Dieses Jahr war Kaiserwetter gemeldet, außerdem ca. 2000 Starter. Freitag: Lockeres Einrollen, Chillen und Abendessen auf der Terrasse.
Die Nacht schlief ich eigentlich ganz gut. Vielleicht lag es auch an meinem seit Wochen bestehenden Motivationsproblem. Als ich aufstand, dachte ich sofort: Das wird heute nichts! Die Vorbereitung auf das Alpenbrevet lief nicht optimal. Wenigstens war schönes Wetter.
Am Start waren wir so früh, dass wir sehr weit vorne standen. Sofort wurde klar: Das hier ist nicht der Ötzi! Kein Firlefanz, keine Show, kein Stress! Die Startblocks füllten sich: Wer hier mitfährt, hat was drauf !

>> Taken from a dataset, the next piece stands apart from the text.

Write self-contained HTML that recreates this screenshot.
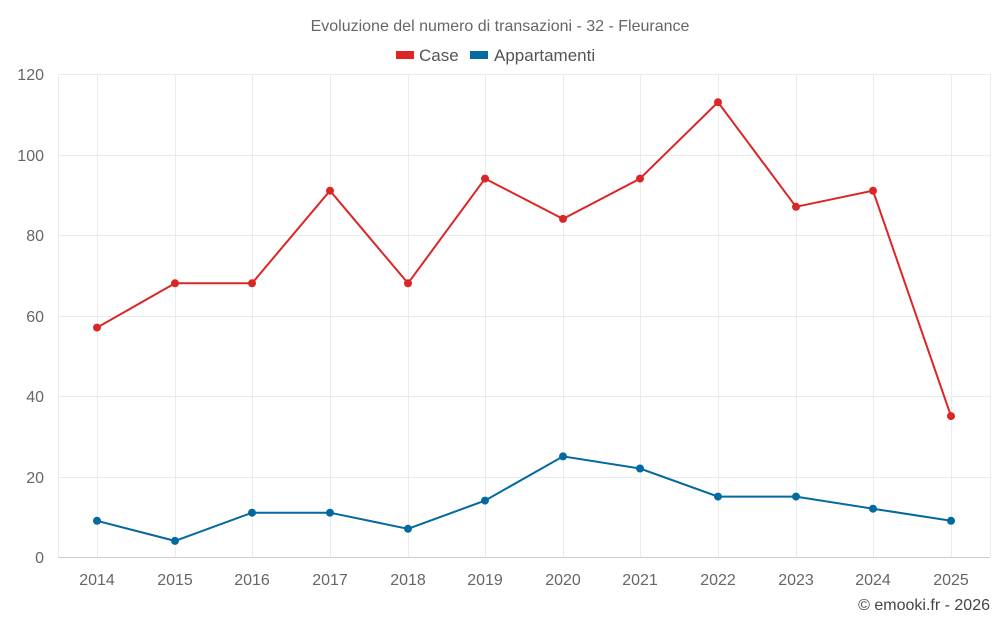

Um 6:45 geht es los. Zuerst über den kleinen Hügel nach Innertkirchen und dann sofort hinauf zum Grimsel. Die ersten Tritte sind schon sehr mühsam, meine Beine sind irgendwie schlapp. Da kommt mir der lustige Typ, der mir ein imaginäres Mikrofon vor die Nase hält, gerade Recht. Leider verstehe ich ihn so gut wie gar nicht. Liegt vielleicht auch daran, dass ich volle Presse Musik höre. Ich versuche mit Tilli mitzuhalten und schaue immer wieder nach Zenon. In der Mitte des Passes ist er leider etwas zurückgefallen.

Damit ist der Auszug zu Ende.